** WHAT TO DO **
The complete listing should be restated exactly.

** SOURCE EXCERPT **
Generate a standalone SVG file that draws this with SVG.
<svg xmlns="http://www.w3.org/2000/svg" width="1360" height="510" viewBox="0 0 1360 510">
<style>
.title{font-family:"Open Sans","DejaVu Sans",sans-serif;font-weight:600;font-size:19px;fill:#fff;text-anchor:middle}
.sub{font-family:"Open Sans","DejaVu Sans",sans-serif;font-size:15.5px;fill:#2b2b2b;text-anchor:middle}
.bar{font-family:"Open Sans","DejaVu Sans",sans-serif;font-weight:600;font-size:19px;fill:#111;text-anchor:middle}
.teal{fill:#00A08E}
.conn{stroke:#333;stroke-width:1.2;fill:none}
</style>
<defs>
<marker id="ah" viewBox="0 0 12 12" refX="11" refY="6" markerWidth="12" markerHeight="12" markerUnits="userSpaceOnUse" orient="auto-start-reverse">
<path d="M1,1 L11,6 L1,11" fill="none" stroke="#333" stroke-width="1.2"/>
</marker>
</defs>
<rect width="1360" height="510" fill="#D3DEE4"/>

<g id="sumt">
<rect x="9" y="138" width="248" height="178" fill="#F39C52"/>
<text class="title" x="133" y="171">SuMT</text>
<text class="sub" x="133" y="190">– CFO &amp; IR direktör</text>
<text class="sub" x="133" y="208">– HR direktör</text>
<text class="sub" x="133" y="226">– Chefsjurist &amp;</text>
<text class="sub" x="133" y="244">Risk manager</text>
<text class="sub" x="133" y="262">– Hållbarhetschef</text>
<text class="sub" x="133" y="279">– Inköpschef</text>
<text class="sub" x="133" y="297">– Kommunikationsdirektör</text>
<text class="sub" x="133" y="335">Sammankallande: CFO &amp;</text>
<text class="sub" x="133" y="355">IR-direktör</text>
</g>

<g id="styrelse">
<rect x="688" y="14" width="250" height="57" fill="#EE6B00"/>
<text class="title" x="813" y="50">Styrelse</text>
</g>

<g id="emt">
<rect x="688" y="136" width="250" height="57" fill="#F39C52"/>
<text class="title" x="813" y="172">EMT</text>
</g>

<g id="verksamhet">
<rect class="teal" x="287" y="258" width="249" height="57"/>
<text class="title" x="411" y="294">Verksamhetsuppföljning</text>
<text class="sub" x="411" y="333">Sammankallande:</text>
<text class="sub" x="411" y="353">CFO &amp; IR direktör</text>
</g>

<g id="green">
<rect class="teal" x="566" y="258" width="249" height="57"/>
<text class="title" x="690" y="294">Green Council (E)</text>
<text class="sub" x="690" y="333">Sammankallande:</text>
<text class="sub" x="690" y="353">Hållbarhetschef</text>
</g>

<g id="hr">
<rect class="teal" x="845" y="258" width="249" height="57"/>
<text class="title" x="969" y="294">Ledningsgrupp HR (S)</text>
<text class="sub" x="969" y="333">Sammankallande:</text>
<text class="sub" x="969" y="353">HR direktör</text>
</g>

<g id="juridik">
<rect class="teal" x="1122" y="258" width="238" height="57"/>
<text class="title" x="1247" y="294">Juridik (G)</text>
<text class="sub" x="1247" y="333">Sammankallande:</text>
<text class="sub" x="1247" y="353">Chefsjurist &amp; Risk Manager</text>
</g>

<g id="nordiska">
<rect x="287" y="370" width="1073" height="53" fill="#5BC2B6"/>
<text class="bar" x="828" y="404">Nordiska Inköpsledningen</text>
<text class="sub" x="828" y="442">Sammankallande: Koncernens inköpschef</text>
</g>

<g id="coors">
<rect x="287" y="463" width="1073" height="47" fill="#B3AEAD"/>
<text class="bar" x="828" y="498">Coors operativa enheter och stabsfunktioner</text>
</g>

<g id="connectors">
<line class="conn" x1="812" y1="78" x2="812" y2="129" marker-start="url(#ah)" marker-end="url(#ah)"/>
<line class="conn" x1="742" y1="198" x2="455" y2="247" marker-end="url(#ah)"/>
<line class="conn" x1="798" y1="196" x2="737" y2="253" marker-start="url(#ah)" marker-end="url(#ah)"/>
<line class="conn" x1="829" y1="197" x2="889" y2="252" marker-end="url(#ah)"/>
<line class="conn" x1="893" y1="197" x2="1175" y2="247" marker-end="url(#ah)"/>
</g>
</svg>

** WRITTEN ANSWER **
Generate a standalone SVG file that draws this with SVG.
<svg xmlns="http://www.w3.org/2000/svg" width="1360" height="510" viewBox="0 0 1360 510">
<style>
.title{font-family:"Open Sans","DejaVu Sans",sans-serif;font-weight:600;font-size:19px;fill:#fff;text-anchor:middle}
.sub{font-family:"Open Sans","DejaVu Sans",sans-serif;font-size:15.5px;fill:#2b2b2b;text-anchor:middle}
.bar{font-family:"Open Sans","DejaVu Sans",sans-serif;font-weight:600;font-size:19px;fill:#111;text-anchor:middle}
.teal{fill:#00A08E}
.conn{stroke:#333;stroke-width:1.2;fill:none}
</style>
<defs>
<marker id="ah" viewBox="0 0 12 12" refX="11" refY="6" markerWidth="12" markerHeight="12" markerUnits="userSpaceOnUse" orient="auto-start-reverse">
<path d="M1,1 L11,6 L1,11" fill="none" stroke="#333" stroke-width="1.2"/>
</marker>
</defs>
<rect width="1360" height="510" fill="#D3DEE4"/>

<g id="sumt">
<rect x="9" y="138" width="248" height="178" fill="#F39C52"/>
<text class="title" x="133" y="171">SuMT</text>
<text class="sub" x="133" y="190">– CFO &amp; IR direktör</text>
<text class="sub" x="133" y="208">– HR direktör</text>
<text class="sub" x="133" y="226">– Chefsjurist &amp;</text>
<text class="sub" x="133" y="244">Risk manager</text>
<text class="sub" x="133" y="262">– Hållbarhetschef</text>
<text class="sub" x="133" y="279">– Inköpschef</text>
<text class="sub" x="133" y="297">– Kommunikationsdirektör</text>
<text class="sub" x="133" y="335">Sammankallande: CFO &amp;</text>
<text class="sub" x="133" y="355">IR-direktör</text>
</g>

<g id="styrelse">
<rect x="688" y="14" width="250" height="57" fill="#EE6B00"/>
<text class="title" x="813" y="50">Styrelse</text>
</g>

<g id="emt">
<rect x="688" y="136" width="250" height="57" fill="#F39C52"/>
<text class="title" x="813" y="172">EMT</text>
</g>

<g id="verksamhet">
<rect class="teal" x="287" y="258" width="249" height="57"/>
<text class="title" x="411" y="294">Verksamhetsuppföljning</text>
<text class="sub" x="411" y="333">Sammankallande:</text>
<text class="sub" x="411" y="353">CFO &amp; IR direktör</text>
</g>

<g id="green">
<rect class="teal" x="566" y="258" width="249" height="57"/>
<text class="title" x="690" y="294">Green Council (E)</text>
<text class="sub" x="690" y="333">Sammankallande:</text>
<text class="sub" x="690" y="353">Hållbarhetschef</text>
</g>

<g id="hr">
<rect class="teal" x="845" y="258" width="249" height="57"/>
<text class="title" x="969" y="294">Ledningsgrupp HR (S)</text>
<text class="sub" x="969" y="333">Sammankallande:</text>
<text class="sub" x="969" y="353">HR direktör</text>
</g>

<g id="juridik">
<rect class="teal" x="1122" y="258" width="238" height="57"/>
<text class="title" x="1247" y="294">Juridik (G)</text>
<text class="sub" x="1247" y="333">Sammankallande:</text>
<text class="sub" x="1247" y="353">Chefsjurist &amp; Risk Manager</text>
</g>

<g id="nordiska">
<rect x="287" y="370" width="1073" height="53" fill="#5BC2B6"/>
<text class="bar" x="828" y="404">Nordiska Inköpsledningen</text>
<text class="sub" x="828" y="442">Sammankallande: Koncernens inköpschef</text>
</g>

<g id="coors">
<rect x="287" y="463" width="1073" height="47" fill="#B3AEAD"/>
<text class="bar" x="828" y="498">Coors operativa enheter och stabsfunktioner</text>
</g>

<g id="connectors">
<line class="conn" x1="812" y1="78" x2="812" y2="129" marker-start="url(#ah)" marker-end="url(#ah)"/>
<line class="conn" x1="742" y1="198" x2="455" y2="247" marker-end="url(#ah)"/>
<line class="conn" x1="798" y1="196" x2="737" y2="253" marker-start="url(#ah)" marker-end="url(#ah)"/>
<line class="conn" x1="829" y1="197" x2="889" y2="252" marker-end="url(#ah)"/>
<line class="conn" x1="893" y1="197" x2="1175" y2="247" marker-end="url(#ah)"/>
</g>
</svg>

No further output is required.